Archive for February, 2019

England’s Lost Lake a Review

 

 

Englands Lost Lake

England’s Lost Lake, The story of Whittlesea Mere.

 

 

The fen country was for centuries, millennia even, a vast expanse of open water fen and bog that stretched from the Wash inland to the higher ground to the North and West. It has been described as a vast sump soaking up and holding the water flows from those surrounding counties on higher ground. A map of Huntingdonshire dated 1645 shows towns and villages as islands amongst the bogs fens and open water. Although drainage had been started in Roman times it was not until the seventeenth century that the serious work began with Van Vermuyden as the chief engineer. Eventually the last mere left undrained was Whittlesea Mere; Paul Middleton’s  England’s Lost Lake tells the story of that nineteenth-century project updating an earlier work produced by the WEA in 1986.

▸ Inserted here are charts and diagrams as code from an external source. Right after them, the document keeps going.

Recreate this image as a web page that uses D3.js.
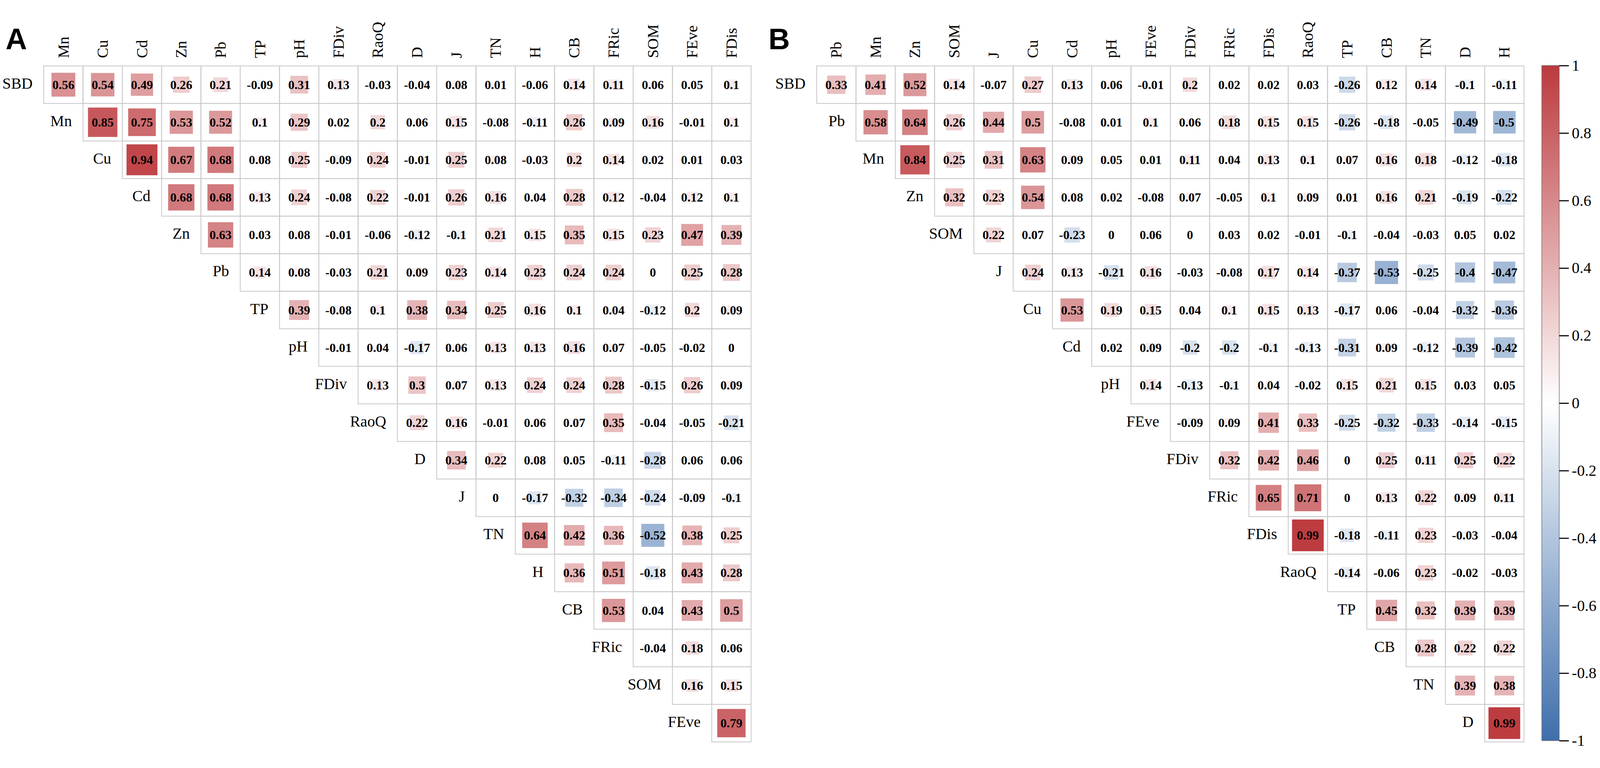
<!DOCTYPE html>
<html>
<head>
<meta charset="utf-8">
<script src="https://cdn.jsdelivr.net/npm/d3@7/dist/d3.min.js"></script>
<style>
  html, body { margin: 0; padding: 0; width: 100%; height: 100%; overflow: hidden; background: #fff; }
  #chart { width: 100vw; height: 100vh; }
  svg { display: block; }
</style>
</head>
<body>
<div id="chart"></div>
<script>
// ---- data: panel A ----
var rowsA = ["SBD", "Mn", "Cu", "Cd", "Zn", "Pb", "TP", "pH", "FDiv", "RaoQ", "D", "J", "TN", "H", "CB", "FRic", "SOM", "FEve"];
var colsA = ["Mn", "Cu", "Cd", "Zn", "Pb", "TP", "pH", "FDiv", "RaoQ", "D", "J", "TN", "H", "CB", "FRic", "SOM", "FEve", "FDis"];
// row i holds the values for columns i .. end
var valuesA = [
  [0.56, 0.54, 0.49, 0.26, 0.21, -0.09, 0.31, 0.13, -0.03, -0.04, 0.08, 0.01, -0.06, 0.14, 0.11, 0.06, 0.05, 0.1],
  [0.85, 0.75, 0.53, 0.52, 0.1, 0.29, 0.02, 0.2, 0.06, 0.15, -0.08, -0.11, 0.26, 0.09, 0.16, -0.01, 0.1],
  [0.94, 0.67, 0.68, 0.08, 0.25, -0.09, 0.24, -0.01, 0.25, 0.08, -0.03, 0.2, 0.14, 0.02, 0.01, 0.03],
  [0.68, 0.68, 0.13, 0.24, -0.08, 0.22, -0.01, 0.26, 0.16, 0.04, 0.28, 0.12, -0.04, 0.12, 0.1],
  [0.63, 0.03, 0.08, -0.01, -0.06, -0.12, -0.1, 0.21, 0.15, 0.35, 0.15, 0.23, 0.47, 0.39],
  [0.14, 0.08, -0.03, 0.21, 0.09, 0.23, 0.14, 0.23, 0.24, 0.24, 0, 0.25, 0.28],
  [0.39, -0.08, 0.1, 0.38, 0.34, 0.25, 0.16, 0.1, 0.04, -0.12, 0.2, 0.09],
  [-0.01, 0.04, -0.17, 0.06, 0.13, 0.13, 0.16, 0.07, -0.05, -0.02, 0],
  [0.13, 0.3, 0.07, 0.13, 0.24, 0.24, 0.28, -0.15, 0.26, 0.09],
  [0.22, 0.16, -0.01, 0.06, 0.07, 0.35, -0.04, -0.05, -0.21],
  [0.34, 0.22, 0.08, 0.05, -0.11, -0.28, 0.06, 0.06],
  [0, -0.17, -0.32, -0.34, -0.24, -0.09, -0.1],
  [0.64, 0.42, 0.36, -0.52, 0.38, 0.25],
  [0.36, 0.51, -0.18, 0.43, 0.28],
  [0.53, 0.04, 0.43, 0.5],
  [-0.04, 0.18, 0.06],
  [0.16, 0.15],
  [0.79]
];

// ---- data: panel B ----
var rowsB = ["SBD", "Pb", "Mn", "Zn", "SOM", "J", "Cu", "Cd", "pH", "FEve", "FDiv", "FRic", "FDis", "RaoQ", "TP", "CB", "TN", "D"];
var colsB = ["Pb", "Mn", "Zn", "SOM", "J", "Cu", "Cd", "pH", "FEve", "FDiv", "FRic", "FDis", "RaoQ", "TP", "CB", "TN", "D", "H"];
var valuesB = [
  [0.33, 0.41, 0.52, 0.14, -0.07, 0.27, 0.13, 0.06, -0.01, 0.2, 0.02, 0.02, 0.03, -0.26, 0.12, 0.14, -0.1, -0.11],
  [0.58, 0.64, 0.26, 0.44, 0.5, -0.08, 0.01, 0.1, 0.06, 0.18, 0.15, 0.15, -0.26, -0.18, -0.05, -0.49, -0.5],
  [0.84, 0.25, 0.31, 0.63, 0.09, 0.05, 0.01, 0.11, 0.04, 0.13, 0.1, 0.07, 0.16, 0.18, -0.12, -0.18],
  [0.32, 0.23, 0.54, 0.08, 0.02, -0.08, 0.07, -0.05, 0.1, 0.09, 0.01, 0.16, 0.21, -0.19, -0.22],
  [0.22, 0.07, -0.23, 0, 0.06, 0, 0.03, 0.02, -0.01, -0.1, -0.04, -0.03, 0.05, 0.02],
  [0.24, 0.13, -0.21, 0.16, -0.03, -0.08, 0.17, 0.14, -0.37, -0.53, -0.25, -0.4, -0.47],
  [0.53, 0.19, 0.15, 0.04, 0.1, 0.15, 0.13, -0.17, 0.06, -0.04, -0.32, -0.36],
  [0.02, 0.09, -0.2, -0.2, -0.1, -0.13, -0.31, 0.09, -0.12, -0.39, -0.42],
  [0.14, -0.13, -0.1, 0.04, -0.02, 0.15, 0.21, 0.15, 0.03, 0.05],
  [-0.09, 0.09, 0.41, 0.33, -0.25, -0.32, -0.33, -0.14, -0.15],
  [0.32, 0.42, 0.46, 0, 0.25, 0.11, 0.25, 0.22],
  [0.65, 0.71, 0, 0.13, 0.22, 0.09, 0.11],
  [0.99, -0.18, -0.11, 0.23, -0.03, -0.04],
  [-0.14, -0.06, 0.23, -0.02, -0.03],
  [0.45, 0.32, 0.39, 0.39],
  [0.28, 0.22, 0.22],
  [0.39, 0.38],
  [0.99]
];

var legendTicks = [1, 0.8, 0.6, 0.4, 0.2, 0, -0.2, -0.4, -0.6, -0.8, -1];

// ---- layout ----
var W = 4316, H = 1966;
var gridTop = 125, cellW = 106, cellH = 101.3;
var serif = "'Liberation Serif', 'Times New Roman', serif";

// fixed drawing coordinates, scaled to whatever the viewport is
var svg = d3.select("#chart")
  .append("svg")
  .attr("viewBox", "0 0 " + W + " " + H)
  .attr("preserveAspectRatio", "xMidYMid meet")
  .attr("width", "100%")
  .attr("height", "100%")
  .style("background", "#fff");

// shared colour and size scales
var color = d3.scaleLinear()
  .domain([-1, 0, 1])
  .range(["#3e6eac", "#ffffff", "#bc3a3e"]);

var side = d3.scaleSqrt()
  .domain([0, 1])
  .range([0, 86]);

function drawPanel(rows, cols, values, left, letter, letterX) {
  var x = d3.scaleBand().domain(cols).range([left, left + cols.length * cellW]);
  var y = d3.scaleBand().domain(rows).range([gridTop, gridTop + rows.length * cellH]);

  var cells = [];
  values.forEach(function (row, i) {
    row.forEach(function (v, k) {
      cells.push({ row: rows[i], col: cols[i + k], v: v });
    });
  });

  var g = svg.append("g");

  // grid
  g.append("g").selectAll("rect")
    .data(cells)
    .enter()
    .append("rect")
    .attr("x", function (d) { return x(d.col); })
    .attr("y", function (d) { return y(d.row); })
    .attr("width", x.bandwidth())
    .attr("height", y.bandwidth())
    .attr("fill", "none")
    .attr("stroke", "#c9c9c9")
    .attr("stroke-width", 2.2);

  // squares
  g.append("g").selectAll("rect")
    .data(cells)
    .enter()
    .append("rect")
    .attr("x", function (d) { return x(d.col) + x.bandwidth() / 2 - side(Math.abs(d.v)) / 2; })
    .attr("y", function (d) { return y(d.row) + y.bandwidth() / 2 - side(Math.abs(d.v)) / 2; })
    .attr("width", function (d) { return side(Math.abs(d.v)); })
    .attr("height", function (d) { return side(Math.abs(d.v)); })
    .attr("fill", function (d) { return color(d.v); });

  // coefficients
  g.append("g").selectAll("text")
    .data(cells)
    .enter()
    .append("text")
    .attr("x", function (d) { return x(d.col) + x.bandwidth() / 2; })
    .attr("y", function (d) { return y(d.row) + y.bandwidth() / 2 + 11.5; })
    .attr("text-anchor", "middle")
    .style("font-family", serif)
    .style("font-weight", "bold")
    .style("font-size", "34px")
    .attr("fill", "#000")
    .text(function (d) { return String(d.v); });

  // row labels, just left of each row's first cell
  g.append("g").selectAll("text")
    .data(rows)
    .enter()
    .append("text")
    .attr("x", function (d, i) { return x(cols[i]) - 30; })
    .attr("y", function (d) { return y(d) + y.bandwidth() / 2 + 10.5; })
    .attr("text-anchor", "end")
    .style("font-family", serif)
    .style("font-size", "42px")
    .attr("fill", "#000")
    .text(function (d) { return d; });

  // column labels, rotated
  g.append("g").selectAll("text")
    .data(cols)
    .enter()
    .append("text")
    .attr("transform", function (d) {
      return "translate(" + (x(d) + x.bandwidth() / 2 + 14) + "," + (gridTop - 21) + ") rotate(-90)";
    })
    .attr("text-anchor", "start")
    .style("font-family", serif)
    .style("font-size", "42px")
    .attr("fill", "#000")
    .text(function (d) { return d; });

  // panel letter
  svg.append("text")
    .attr("x", letterX)
    .attr("y", 80)
    .style("font-family", "'Liberation Sans', Arial, sans-serif")
    .style("font-weight", "bold")
    .style("font-size", "80px")
    .attr("fill", "#000")
    .text(letter);
}

drawPanel(rowsA, colsA, valuesA, 118, "A", 15);
drawPanel(rowsB, colsB, valuesB, 2203, "B", 2073);

// ---- colour bar ----
var barX = 4159, barW = 47, barTop = 124, barBottom = 1945;
var barScale = d3.scaleLinear().domain([-1, 1]).range([barBottom, barTop]);

var grad = svg.append("defs")
  .append("linearGradient")
  .attr("id", "cbar")
  .attr("x1", "0").attr("y1", "1")
  .attr("x2", "0").attr("y2", "0");
d3.range(-1, 1.001, 0.1).forEach(function (t) {
  grad.append("stop")
    .attr("offset", ((t + 1) / 2 * 100) + "%")
    .attr("stop-color", color(t));
});

svg.append("rect")
  .attr("x", barX)
  .attr("y", barTop)
  .attr("width", barW)
  .attr("height", barBottom - barTop)
  .attr("fill", "url(#cbar)")
  .attr("stroke", "#6b6b6b")
  .attr("stroke-width", 1.5);

var legendAxis = svg.append("g")
  .attr("transform", "translate(" + (barX + barW) + ",0)")
  .call(d3.axisRight(barScale)
    .tickValues(legendTicks)
    .tickSize(26)
    .tickPadding(8)
    .tickFormat(function (d) { return String(+d.toFixed(1)); }));

legendAxis.select(".domain").remove();
legendAxis.selectAll(".tick line")
  .attr("stroke", "#000")
  .attr("stroke-width", 3);
legendAxis.selectAll(".tick text")
  .style("font-family", serif)
  .style("font-size", "42px")
  .attr("fill", "#000");
</script>
</body>
</html>
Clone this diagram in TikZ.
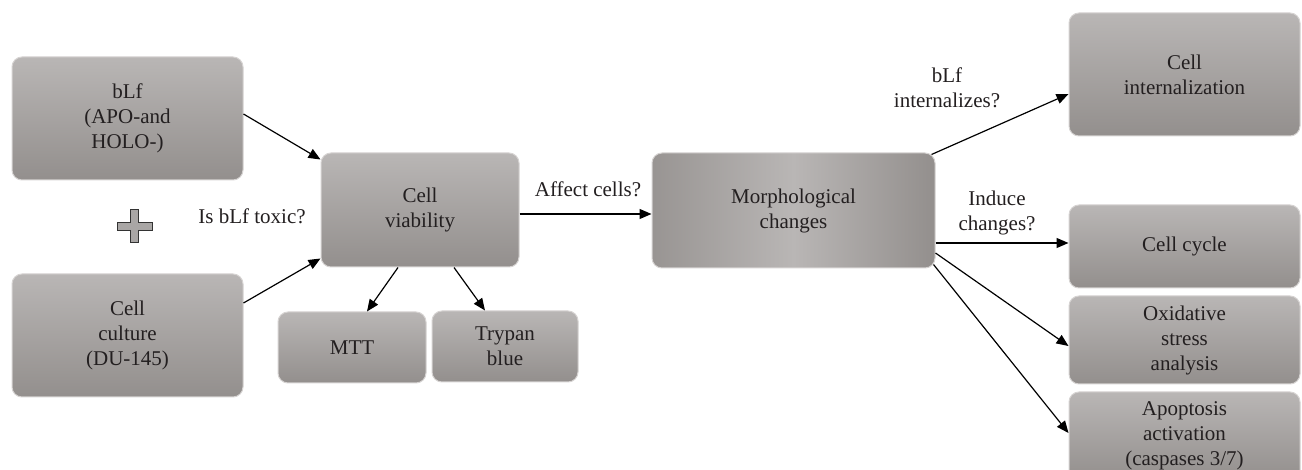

It is an interesting read, detailing not only the draining of the Mere itself and the methodology but also describing some of the players involved. The way of life of those that had earned a living from the mere is explored too. We learn of the Reed Cutters, Wild Fowlers and those that fished the Mere. We are informed of how the different seasons provided other means of earning a living for those whose livelihood depended on this vast lake. Details are given of the wildlife, insects, flora and fauna that occupied the area. The species that have survived and those that were lost, some completely unique to the area.

One is left with the feeling that the project was not the overwhelming success envisaged and returning a good proportion of the fen to its past state was partly an act of expediency. This though is purely my own personal view. Whatever the reasons the Great Fen Project is something that those of us that love this landscape, welcome, a view I share with the author.

If you have an interest in the Fens and its history this is a book you should own.

One last point Paul if you are reading this can you tell me about the Shelerode?

This book was sponsored by the Fenland Trust.

 

 

The Great Fen project and Fen Ague

Fenland sky 

The Great Fen Project is an attempt to restore and return some of our natural fen heritage to an earlier state. The objective is to facilitate the regeneration of an ecosystem encouraging the return of greater wildlife diversity and habitat.

Having the oppportunity to watch flocks of waterfowl as they return to roost in a panoramic Fenland sunset is something I look forward to. Even aged 67, after spending my life in the fens, the limitless skies, the beauty of spectacular sunsets and sunrises, on a grand scale continue to fill me with awe.

One aspect of the regeneration of the fens seemingly neglected concerns me. Fen Ague or The Ague was a form of malaria once prevalent in the fens. Those that survived the infection were often revisited with its symptoms. Samuel Pepys was a famous sufferer as was Oliver Cromwell. He died at the relatively young age of 59 from Tertian Ague.

Starting with the seventeenth century and since large scale drainage has removed the stagnant pools of water – the breeding grounds for the mosquito disease carriers. Records were kept during the nineteenth century by county of the incidence of Ague or Malaria. Records have been correlated together with rainfall and temperature variation  Rates of Malaria infection were found to have fluctuated with temperature and rainfall. Warmer and wetter summer weather coincided with increases in the number of recorded cases. (1.)

Since the referenced article’s publication in 2003, evidence for climate change has become even stronger.  The assumption is that as a consequence the UK will become wetter and warmer. As the Great Fen Project develops, pools of stagnant water will grow in size and number.

Greater numbers of people from the UK are visiting areas abroad where Malaria is prevalent. This increases the probability that some travellers may return infected with the disease. These factors: increasing climate temperature and more abundent mosquito breeding grounds could see a return of a disease that had left these shores. Another concern is that warm air flows could bring mosquitoes infected with the parasite into the fens. I have expressed concerns about Fen Ague to those setting up the Great Fen Project.

Rex Sly on his blog post “Malaria in the Fens” (October 2007) believes that the extinction in the fens of the disease has been comprehensive.  He states that the disease-carrying mosquito species responsible has become extinct and there would need to be a pool of infection existing within the local human population. These factors he feels sure should be sufficient to prevent re-emergence of Malaria. Hopefully, Rex is right but the areas of concern I have outlined may outweigh this optimism. Increased international travel, disease evolution, larger bodies of stagnant water and a warmer climate could in the none-too-distant future provide a means for Malaria to return to these shores.

Hopefully, Malaria or Fen Ague is gone for good. However, at the very least, contingency plans to deal with the problem, should it arise, ought to be in place. The guardians of our welfare should, in my view, give this matter serious consideration.  Often in the past, the unthinkable and unexpected, have found us as a nation unprepared, even though, many timely warnings were given.

 

(1) 2003 article. (Malaria in Britain: Past, Present and Future, 2003. Katrin Gaardbo Kuhn, Diarmid  Campbell-Lendrum, Ben Armstrong and Clive R Davies).